Il presidente Mugabe annuncia la nazionalizzazione dell’industria più redditizia del Paese, ma a subire le conseguenze peggiori della scelta potrebbero essere i cittadini, senza lavoro e sempre più tentati dall’emigrazione
I diamanti dello Zimbabwe sono un affare di Stato, chi per estrarli rischia e a volte perde la vita, invece, no. La decisione di nazionalizzare l’industria mineraria potenzialmente più redditizia del Paese, annunciata negli scorsi giorni dal presidente Robert Mugabe, ha conquistato titoli in giornali e notiziari, anche all’estero. Ma proprio mentre l’intervista andava in onda, la sera del 3 marzo scorso, a Chiadzwa, nell’Est, le squadre di soccorso cercavano di stabilire quante fossero le vittime di un crollo avvenuto nel sito minerario più noto, quello di Marange.
I morti accertati sono stati almeno tre, ma fino a quindici persone potrebbero essere rimaste intrappolate sotto le macerie: tutti minatori ‘artigianali’, senza licenza. Come le centinaia che avevano raggiunto Chiadzwa dopo l’anatema di Mugabe alle aziende straniere, accusate di aver “rubato la ricchezza al popolo”. Un popolo che, però, quando guarda alla vicenda, lo fa avendo in mente le necessità della vita quotidiana e forse anche le paure legate a un passato relativamente recente. Lo scenario più temuto è quello che seguì a un’altra nazionalizzazione, quella delle terre, partita nel 2000. L’esproprio dei latifondi dei 4.000 farmers bianchi espulsi dal paese, infatti, portò a una crisi senza precedenti: scomparsa quasi totale degli investimenti esteri e un calo medio del 6% del prodotto interno lordo per nove anni consecutivi.
Da quella crisi i cittadini non si sono mai ripresi. Ancora oggi l’80% lavora, quando ci riesce, ai margini dell’economia ufficiale e molti hanno scelto di emigrare nel vicino Sudafrica: qui vive, secondo stime accreditate, almeno un milione e mezzo di zimbabweani. Le speranze di ripresa, negli ultimi anni, erano state affidate proprio alle miniere di diamanti (la scoperta dei giacimenti di Marange, avvenuta nel 2006, era stata considerata una delle più importanti da oltre un secolo) e agli investimenti di uno degli ultimi ‘amici’ internazionali dello Zimbabwe: la Cina. Ma la polemica che si è creata intorno alle pietre preziose rischia di bloccare anche questo canale.

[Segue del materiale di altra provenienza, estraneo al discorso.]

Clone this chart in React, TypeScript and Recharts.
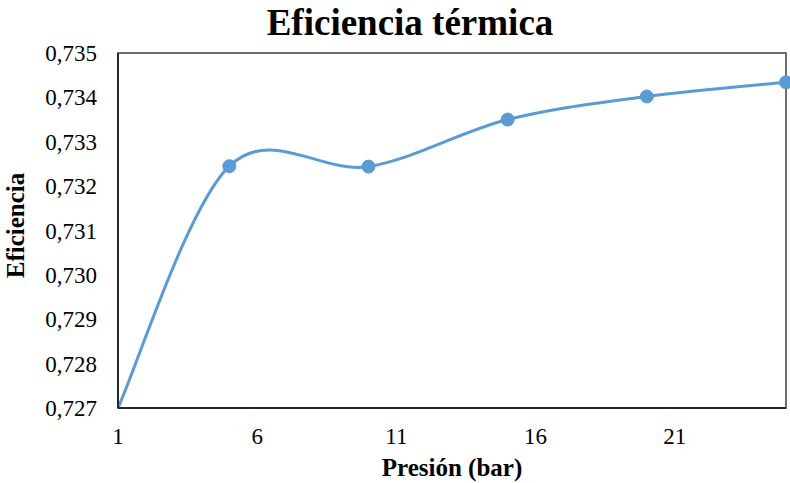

Tra le aziende a cui è stata tolta la licenza, infatti, due delle più importanti, Anjin Investments e Jinan, sono cinesi, circostanza che mette a rischio gli accordi conclusi tra i due governi negli ultimi mesi. Pechino, in particolare, si era impegnata a stanziare oltre 1,2 miliardi di dollari per rimettere in sesto le disastrate centrali elettriche dello Zimbabwe. Già oggi, alcune zone del paese restano senza luce ed energia per 18 ore al giorno e Japhet Moyo, segretario generale del più importante sindacato locale, la Zctu, ha parlato di “collasso imminente”. Le conseguenze, ha avvertito, si annunciano “disastrose per le poche industrie rimaste produttive, tra povertà in crescita e mancanza di lavoro”.